(Code that draws figures)

--- Start ---

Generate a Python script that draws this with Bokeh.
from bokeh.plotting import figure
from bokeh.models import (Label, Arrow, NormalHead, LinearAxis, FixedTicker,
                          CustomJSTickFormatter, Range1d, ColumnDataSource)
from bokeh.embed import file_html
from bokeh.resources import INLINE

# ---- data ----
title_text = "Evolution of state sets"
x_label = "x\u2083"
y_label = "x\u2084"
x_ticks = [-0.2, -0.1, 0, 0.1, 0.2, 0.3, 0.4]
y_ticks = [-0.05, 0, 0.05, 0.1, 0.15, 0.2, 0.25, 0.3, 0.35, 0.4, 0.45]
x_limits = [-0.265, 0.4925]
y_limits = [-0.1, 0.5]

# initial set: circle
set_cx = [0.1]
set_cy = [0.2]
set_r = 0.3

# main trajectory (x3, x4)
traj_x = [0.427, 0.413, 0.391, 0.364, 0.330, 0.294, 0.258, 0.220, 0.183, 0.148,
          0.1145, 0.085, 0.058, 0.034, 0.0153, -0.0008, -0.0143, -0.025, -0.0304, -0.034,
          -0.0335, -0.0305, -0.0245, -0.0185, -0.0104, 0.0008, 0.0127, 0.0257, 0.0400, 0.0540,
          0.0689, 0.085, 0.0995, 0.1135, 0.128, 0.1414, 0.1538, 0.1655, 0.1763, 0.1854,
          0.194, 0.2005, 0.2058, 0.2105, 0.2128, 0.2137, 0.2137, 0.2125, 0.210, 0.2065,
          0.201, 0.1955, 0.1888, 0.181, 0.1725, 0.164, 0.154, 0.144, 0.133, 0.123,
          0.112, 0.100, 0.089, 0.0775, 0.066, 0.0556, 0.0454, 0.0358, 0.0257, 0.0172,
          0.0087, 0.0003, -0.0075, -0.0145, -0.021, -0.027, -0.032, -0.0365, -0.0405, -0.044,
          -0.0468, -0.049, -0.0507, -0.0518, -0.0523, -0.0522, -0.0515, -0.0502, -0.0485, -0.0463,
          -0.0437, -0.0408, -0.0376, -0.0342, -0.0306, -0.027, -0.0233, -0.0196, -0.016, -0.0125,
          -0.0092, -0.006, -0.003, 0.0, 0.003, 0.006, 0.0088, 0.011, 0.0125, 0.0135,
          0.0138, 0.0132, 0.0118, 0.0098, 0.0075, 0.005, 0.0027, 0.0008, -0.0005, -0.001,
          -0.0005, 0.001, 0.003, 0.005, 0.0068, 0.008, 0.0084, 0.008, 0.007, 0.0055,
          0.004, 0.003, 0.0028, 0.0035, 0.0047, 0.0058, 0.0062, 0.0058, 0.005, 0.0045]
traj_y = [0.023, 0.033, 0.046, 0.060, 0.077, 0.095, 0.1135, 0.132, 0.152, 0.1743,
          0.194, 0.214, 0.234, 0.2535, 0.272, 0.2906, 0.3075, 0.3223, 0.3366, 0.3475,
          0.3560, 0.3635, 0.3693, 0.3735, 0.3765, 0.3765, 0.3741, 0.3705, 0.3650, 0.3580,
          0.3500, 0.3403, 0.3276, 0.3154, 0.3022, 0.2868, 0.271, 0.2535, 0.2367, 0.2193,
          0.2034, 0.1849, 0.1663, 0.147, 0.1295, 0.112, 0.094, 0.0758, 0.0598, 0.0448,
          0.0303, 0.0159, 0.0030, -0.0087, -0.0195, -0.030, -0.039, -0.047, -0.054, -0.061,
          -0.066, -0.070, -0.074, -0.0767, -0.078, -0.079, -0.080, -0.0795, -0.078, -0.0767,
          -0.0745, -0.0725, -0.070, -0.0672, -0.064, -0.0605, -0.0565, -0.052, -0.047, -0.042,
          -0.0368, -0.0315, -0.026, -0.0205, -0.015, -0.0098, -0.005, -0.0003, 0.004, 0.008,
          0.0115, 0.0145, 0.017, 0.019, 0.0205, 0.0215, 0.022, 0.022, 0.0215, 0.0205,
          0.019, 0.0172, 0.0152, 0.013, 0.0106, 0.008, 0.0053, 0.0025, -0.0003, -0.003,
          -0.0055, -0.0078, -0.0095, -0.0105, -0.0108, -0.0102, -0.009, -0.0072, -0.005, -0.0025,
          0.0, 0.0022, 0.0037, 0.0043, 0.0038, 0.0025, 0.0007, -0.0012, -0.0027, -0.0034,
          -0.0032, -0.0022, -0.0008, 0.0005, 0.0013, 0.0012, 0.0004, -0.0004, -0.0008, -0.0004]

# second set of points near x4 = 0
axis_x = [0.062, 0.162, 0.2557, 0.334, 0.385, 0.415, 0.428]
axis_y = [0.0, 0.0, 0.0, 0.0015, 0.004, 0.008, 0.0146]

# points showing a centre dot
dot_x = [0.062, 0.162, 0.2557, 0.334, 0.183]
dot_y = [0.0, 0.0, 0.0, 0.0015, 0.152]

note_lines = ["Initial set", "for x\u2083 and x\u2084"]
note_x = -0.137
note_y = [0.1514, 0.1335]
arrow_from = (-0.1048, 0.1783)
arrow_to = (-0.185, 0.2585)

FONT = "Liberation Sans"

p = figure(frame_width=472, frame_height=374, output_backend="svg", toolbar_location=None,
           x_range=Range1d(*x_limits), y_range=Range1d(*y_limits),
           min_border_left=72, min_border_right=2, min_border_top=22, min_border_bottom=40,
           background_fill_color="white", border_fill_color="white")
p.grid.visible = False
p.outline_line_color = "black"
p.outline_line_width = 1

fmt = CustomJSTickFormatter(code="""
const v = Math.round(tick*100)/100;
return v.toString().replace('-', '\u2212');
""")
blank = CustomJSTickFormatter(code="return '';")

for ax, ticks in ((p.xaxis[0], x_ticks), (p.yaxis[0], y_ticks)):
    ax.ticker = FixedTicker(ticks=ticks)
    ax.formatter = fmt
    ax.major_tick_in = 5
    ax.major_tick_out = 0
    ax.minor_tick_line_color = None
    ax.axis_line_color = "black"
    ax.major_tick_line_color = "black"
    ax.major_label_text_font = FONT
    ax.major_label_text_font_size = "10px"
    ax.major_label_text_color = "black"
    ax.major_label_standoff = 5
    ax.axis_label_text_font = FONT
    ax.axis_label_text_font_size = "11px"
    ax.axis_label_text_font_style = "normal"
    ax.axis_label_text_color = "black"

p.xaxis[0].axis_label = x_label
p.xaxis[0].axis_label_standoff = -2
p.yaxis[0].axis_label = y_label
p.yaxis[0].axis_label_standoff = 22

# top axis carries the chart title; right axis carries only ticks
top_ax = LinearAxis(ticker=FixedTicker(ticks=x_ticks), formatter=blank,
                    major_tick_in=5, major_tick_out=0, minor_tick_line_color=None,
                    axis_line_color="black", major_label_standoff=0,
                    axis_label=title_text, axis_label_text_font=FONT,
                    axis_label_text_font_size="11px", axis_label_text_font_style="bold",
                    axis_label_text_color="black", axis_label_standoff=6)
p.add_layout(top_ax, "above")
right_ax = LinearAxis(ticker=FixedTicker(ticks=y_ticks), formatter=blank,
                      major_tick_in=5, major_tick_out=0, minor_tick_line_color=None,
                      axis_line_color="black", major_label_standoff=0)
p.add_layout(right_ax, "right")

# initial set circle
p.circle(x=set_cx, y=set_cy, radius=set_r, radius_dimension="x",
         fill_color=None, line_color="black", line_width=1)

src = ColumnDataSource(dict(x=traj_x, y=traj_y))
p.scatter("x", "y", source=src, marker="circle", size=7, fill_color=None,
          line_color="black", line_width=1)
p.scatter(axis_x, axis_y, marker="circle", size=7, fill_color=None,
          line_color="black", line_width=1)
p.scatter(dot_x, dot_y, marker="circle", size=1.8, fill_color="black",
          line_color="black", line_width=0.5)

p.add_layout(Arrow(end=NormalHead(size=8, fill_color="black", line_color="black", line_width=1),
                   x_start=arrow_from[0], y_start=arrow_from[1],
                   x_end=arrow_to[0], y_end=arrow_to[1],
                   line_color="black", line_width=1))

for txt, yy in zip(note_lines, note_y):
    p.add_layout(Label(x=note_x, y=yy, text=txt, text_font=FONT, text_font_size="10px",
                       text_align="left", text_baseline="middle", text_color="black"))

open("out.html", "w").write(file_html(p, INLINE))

--- End ---
--- Start ---

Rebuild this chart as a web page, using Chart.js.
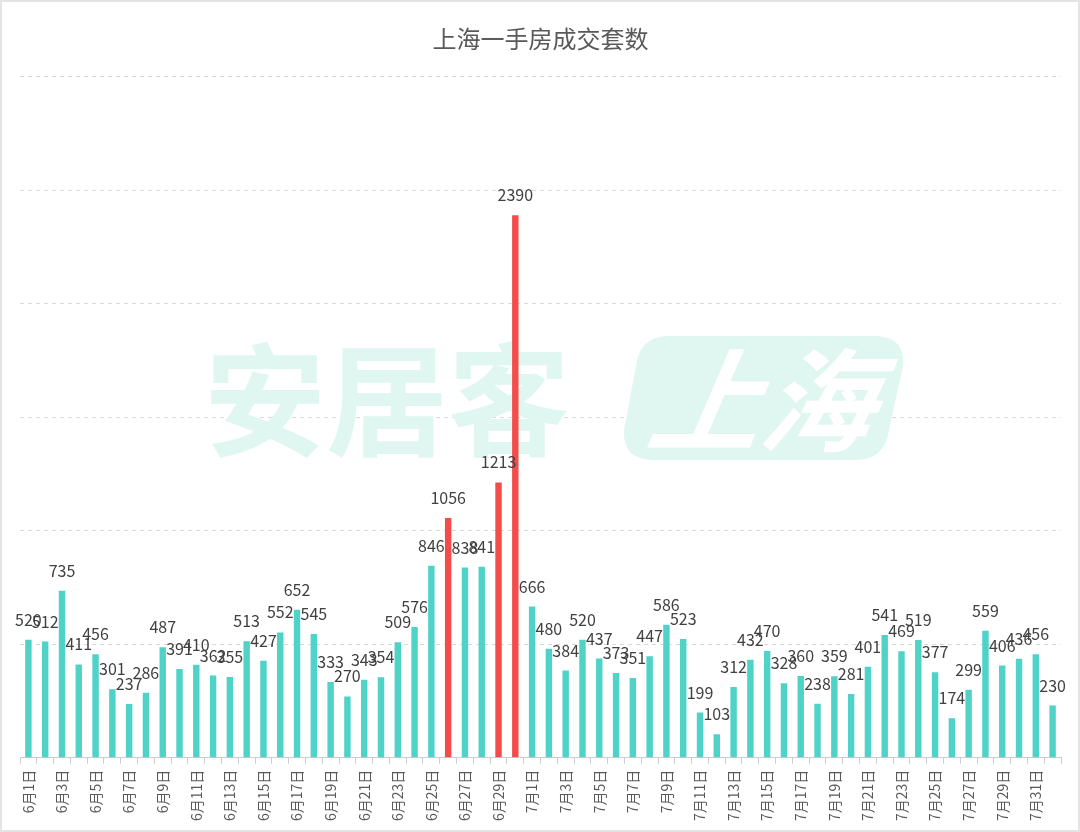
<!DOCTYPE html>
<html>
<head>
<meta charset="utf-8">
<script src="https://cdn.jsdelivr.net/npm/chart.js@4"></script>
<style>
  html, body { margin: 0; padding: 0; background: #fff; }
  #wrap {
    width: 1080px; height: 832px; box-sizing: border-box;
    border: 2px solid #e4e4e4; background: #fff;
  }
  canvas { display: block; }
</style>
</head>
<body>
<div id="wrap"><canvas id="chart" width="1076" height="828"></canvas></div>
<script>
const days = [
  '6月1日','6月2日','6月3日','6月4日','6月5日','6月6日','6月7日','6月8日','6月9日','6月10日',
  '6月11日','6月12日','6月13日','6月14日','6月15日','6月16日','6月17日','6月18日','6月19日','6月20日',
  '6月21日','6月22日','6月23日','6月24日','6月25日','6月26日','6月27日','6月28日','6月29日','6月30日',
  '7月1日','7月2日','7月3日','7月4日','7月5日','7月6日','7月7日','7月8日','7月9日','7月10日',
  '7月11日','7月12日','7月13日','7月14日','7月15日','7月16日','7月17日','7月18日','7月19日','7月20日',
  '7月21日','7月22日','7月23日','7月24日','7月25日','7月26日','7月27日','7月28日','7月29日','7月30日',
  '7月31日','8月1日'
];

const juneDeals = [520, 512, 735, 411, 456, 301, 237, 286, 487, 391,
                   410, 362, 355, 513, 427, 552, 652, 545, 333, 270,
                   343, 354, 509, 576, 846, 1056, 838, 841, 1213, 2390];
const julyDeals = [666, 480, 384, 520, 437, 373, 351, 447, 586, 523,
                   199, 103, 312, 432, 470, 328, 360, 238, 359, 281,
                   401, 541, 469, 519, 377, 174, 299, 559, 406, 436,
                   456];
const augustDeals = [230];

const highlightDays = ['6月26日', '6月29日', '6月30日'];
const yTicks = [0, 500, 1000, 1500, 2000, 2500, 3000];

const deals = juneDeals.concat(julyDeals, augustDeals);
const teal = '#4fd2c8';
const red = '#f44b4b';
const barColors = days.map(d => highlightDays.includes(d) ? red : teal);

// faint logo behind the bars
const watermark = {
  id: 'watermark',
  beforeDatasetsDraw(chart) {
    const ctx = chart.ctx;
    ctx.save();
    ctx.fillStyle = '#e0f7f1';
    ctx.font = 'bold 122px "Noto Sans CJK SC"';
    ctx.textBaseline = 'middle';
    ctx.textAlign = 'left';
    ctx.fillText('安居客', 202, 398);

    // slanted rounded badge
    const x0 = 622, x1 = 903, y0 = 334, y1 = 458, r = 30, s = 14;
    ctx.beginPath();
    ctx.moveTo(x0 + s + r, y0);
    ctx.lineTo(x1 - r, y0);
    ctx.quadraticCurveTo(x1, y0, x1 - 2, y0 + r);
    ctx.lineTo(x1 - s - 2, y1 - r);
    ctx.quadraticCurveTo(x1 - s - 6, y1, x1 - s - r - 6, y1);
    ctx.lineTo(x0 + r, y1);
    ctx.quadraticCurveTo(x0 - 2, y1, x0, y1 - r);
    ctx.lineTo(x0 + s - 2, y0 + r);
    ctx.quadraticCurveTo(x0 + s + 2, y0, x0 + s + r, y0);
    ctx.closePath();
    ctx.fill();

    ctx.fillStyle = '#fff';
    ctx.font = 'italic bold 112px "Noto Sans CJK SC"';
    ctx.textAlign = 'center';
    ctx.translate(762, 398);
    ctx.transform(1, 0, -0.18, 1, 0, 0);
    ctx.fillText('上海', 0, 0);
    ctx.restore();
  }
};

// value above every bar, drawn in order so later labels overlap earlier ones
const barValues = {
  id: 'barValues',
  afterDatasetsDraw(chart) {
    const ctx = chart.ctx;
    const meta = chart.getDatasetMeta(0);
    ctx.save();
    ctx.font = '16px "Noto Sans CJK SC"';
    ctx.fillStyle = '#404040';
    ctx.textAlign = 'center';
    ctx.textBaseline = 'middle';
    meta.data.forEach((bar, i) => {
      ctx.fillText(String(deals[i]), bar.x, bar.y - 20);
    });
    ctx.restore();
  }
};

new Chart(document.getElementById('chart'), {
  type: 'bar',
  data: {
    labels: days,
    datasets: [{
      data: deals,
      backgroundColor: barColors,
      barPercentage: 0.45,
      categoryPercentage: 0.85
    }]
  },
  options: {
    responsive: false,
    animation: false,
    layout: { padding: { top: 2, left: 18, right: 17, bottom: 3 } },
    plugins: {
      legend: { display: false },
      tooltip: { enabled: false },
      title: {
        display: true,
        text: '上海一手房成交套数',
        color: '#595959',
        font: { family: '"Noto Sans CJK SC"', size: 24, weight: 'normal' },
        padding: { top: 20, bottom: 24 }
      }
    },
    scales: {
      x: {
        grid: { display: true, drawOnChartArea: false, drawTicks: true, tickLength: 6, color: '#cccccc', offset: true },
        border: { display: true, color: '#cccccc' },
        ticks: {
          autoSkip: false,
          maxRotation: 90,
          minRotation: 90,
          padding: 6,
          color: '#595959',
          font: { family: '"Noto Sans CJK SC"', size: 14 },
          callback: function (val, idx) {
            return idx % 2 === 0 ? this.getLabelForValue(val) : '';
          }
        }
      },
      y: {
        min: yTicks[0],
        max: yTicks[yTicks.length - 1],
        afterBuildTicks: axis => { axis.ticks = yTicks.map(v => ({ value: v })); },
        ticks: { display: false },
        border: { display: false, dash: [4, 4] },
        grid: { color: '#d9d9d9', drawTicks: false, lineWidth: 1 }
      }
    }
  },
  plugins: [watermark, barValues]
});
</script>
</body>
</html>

--- End ---

Your job is to reproduce the lines from the one with "Rebuild this chart" through the one with "const barColors = days.map(d", both kept, exactly as they are. Leave out the pictures.

*Complete response*:
Rebuild this chart as a web page, using Chart.js.
<!DOCTYPE html>
<html>
<head>
<meta charset="utf-8">
<script src="https://cdn.jsdelivr.net/npm/chart.js@4"></script>
<style>
  html, body { margin: 0; padding: 0; background: #fff; }
  #wrap {
    width: 1080px; height: 832px; box-sizing: border-box;
    border: 2px solid #e4e4e4; background: #fff;
  }
  canvas { display: block; }
</style>
</head>
<body>
<div id="wrap"><canvas id="chart" width="1076" height="828"></canvas></div>
<script>
const days = [
  '6月1日','6月2日','6月3日','6月4日','6月5日','6月6日','6月7日','6月8日','6月9日','6月10日',
  '6月11日','6月12日','6月13日','6月14日','6月15日','6月16日','6月17日','6月18日','6月19日','6月20日',
  '6月21日','6月22日','6月23日','6月24日','6月25日','6月26日','6月27日','6月28日','6月29日','6月30日',
  '7月1日','7月2日','7月3日','7月4日','7月5日','7月6日','7月7日','7月8日','7月9日','7月10日',
  '7月11日','7月12日','7月13日','7月14日','7月15日','7月16日','7月17日','7月18日','7月19日','7月20日',
  '7月21日','7月22日','7月23日','7月24日','7月25日','7月26日','7月27日','7月28日','7月29日','7月30日',
  '7月31日','8月1日'
];

const juneDeals = [520, 512, 735, 411, 456, 301, 237, 286, 487, 391,
                   410, 362, 355, 513, 427, 552, 652, 545, 333, 270,
                   343, 354, 509, 576, 846, 1056, 838, 841, 1213, 2390];
const julyDeals = [666, 480, 384, 520, 437, 373, 351, 447, 586, 523,
                   199, 103, 312, 432, 470, 328, 360, 238, 359, 281,
                   401, 541, 469, 519, 377, 174, 299, 559, 406, 436,
                   456];
const augustDeals = [230];

const highlightDays = ['6月26日', '6月29日', '6月30日'];
const yTicks = [0, 500, 1000, 1500, 2000, 2500, 3000];

const deals = juneDeals.concat(julyDeals, augustDeals);
const teal = '#4fd2c8';
const red = '#f44b4b';
const barColors = days.map(d => highlightDays.includes(d) ? red : teal);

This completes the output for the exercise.